Cosmetics & Make-Up Filters

Alongside the revisited classics, leathers and skins reflect the key Spring-Summer 2025 fashion trends. New directions include pale colors with artificial accents blending influences from the digital and cosmetics universes.

The digital world is also pushing the shift toward an intangible, impalpable aesthetic. Light shades such as Titanium Gray, Milky Yellow and Pearl Skin are sheathed in shimmering glosses, lacquered aspects and ultra-glossy gels, just like their avatars, developed in 3D.

A growing interest in skin care, meanwhile, plays out in chromatic choices and finishes inspired by make-up, which, when transposed onto leathers, are an invitation to explore silicon-like cosmetic textures, iridescent shimmers and pearlescent highlighters. Iridescent finishes and opalescent reflections enhance pastel shades, but here, without masking the natural qualities of the skin, with preserved surfaces animated by natural grains, crumpled effects or reptile-like embossing. These light tones ‘make up’ the skin and combine with sensual classic burgundy-red shades, updated this season in a dark fuchsia incarnation. Brightened for summer using gel-coated finishes, this lipstick shade displays its opulence through ultra-glossy pigmentation.

Sustainably Natural

The growing appetite over the past few seasons for a more natural look has seen a shift away from pigmented finishes to more transparent aniline and semi-aniline colors used to preserve the skin’s grain. On a broader front, the sustainable movement has turned the spotlight on sustainable color and finishes, with the aim of reducing chemical impact at every stage of the production process. Combined with sustainable tanning methods, these dyes and finishes are part of a circular process optimizing the product’s life cycle and making the material potentially recyclable. Promoting a product’s longevity favors colors that will improve over time, prioritizing natural shades and finishes for surfaces that develop a patina. The colors take on delicate nuances, shine or bleached effects, without diminishing the value or quality of the product.

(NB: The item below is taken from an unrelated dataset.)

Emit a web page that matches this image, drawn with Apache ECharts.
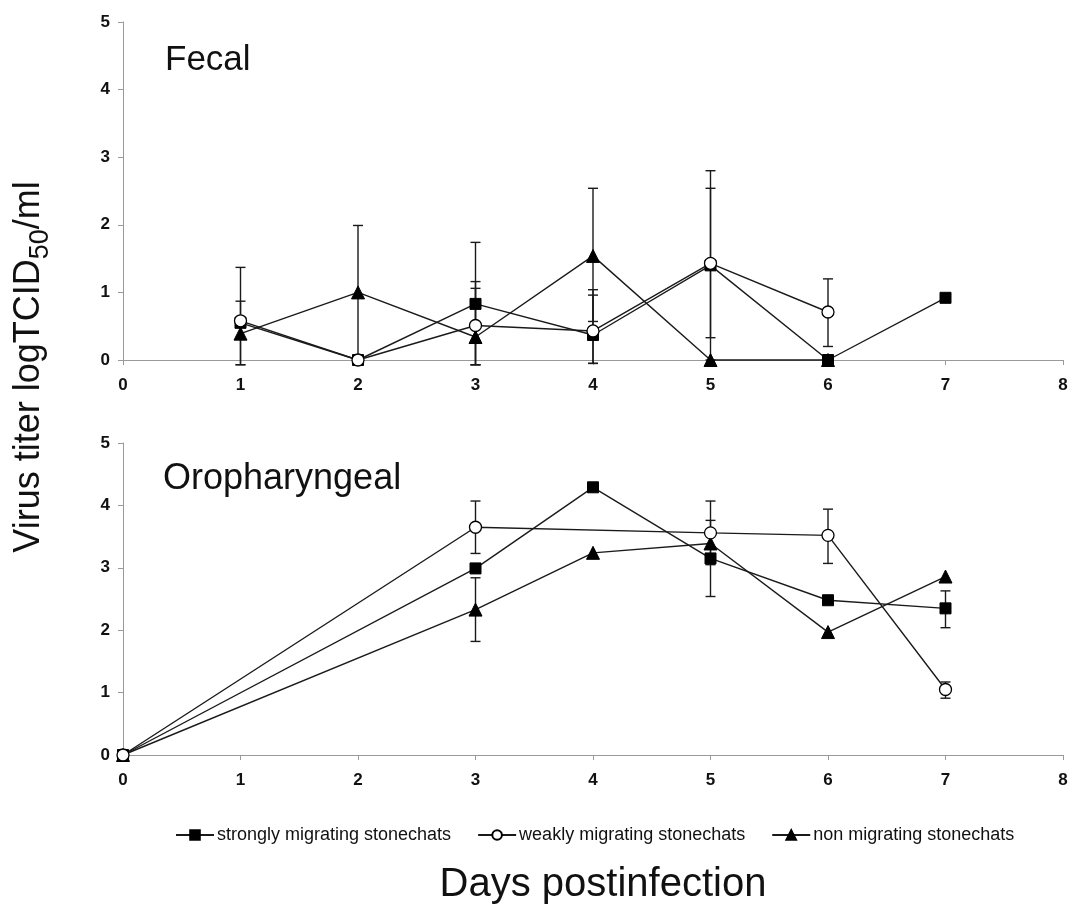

Vegetable tanning is particularly good in this approach to color, allowing us to rediscover natural shades and explore the natural dyeing power of plant extracts. The natural beige and brown shades of the SS25 range evoke new-gen basanes, with tones obtained from coffee, tea or grape extracts. The tanning properties of these extracts means that re-tanning and dyeing can be combined, eliminating a stage in the process.

Certain shades, such as N°25 Fermented Green, appear to come directly from living organisms, reflecting the mood for naturalness. Combined with sanded finishes, these tones are nuanced and whitened for a washed look that evolves over time. 

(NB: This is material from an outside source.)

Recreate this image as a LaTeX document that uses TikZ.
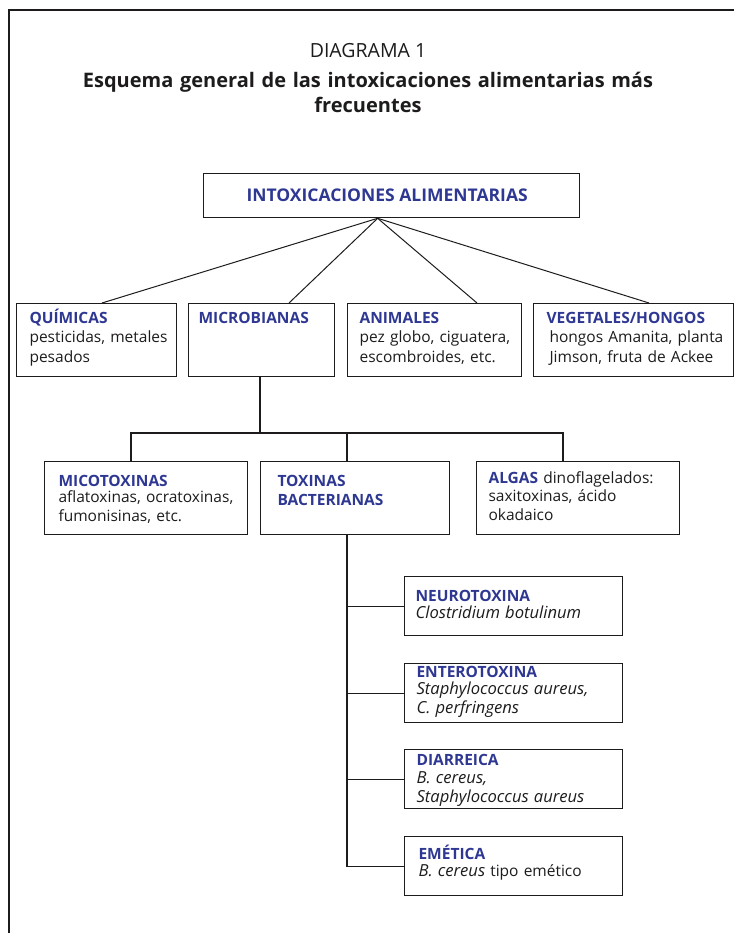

Finally, the Turquoise Enzyme and Solar Yellow colors of Summer 25 combine naturalness and intensity, without the need for over-pigmentation. The season’s delicately irregular leathers – granite-effect nubucks, soft full-grain leathers in matte versions or with a fine luster on the surface of the grain – embrace their natural qualities and preserve their radiance. Vivid and stable, these colors can be obtained thanks to new-gen vegetable and metal-free tanning methods featuring tannins made from bio-sourced tanning agents and waste products from the agricultural industry.

Endless Variety

Placed between the material and the finish, a single color offers an endless variety of tones. A grainy texture, a polished surface, shine and patina are all ways to capture light, multiplying the range of chromatic nuances.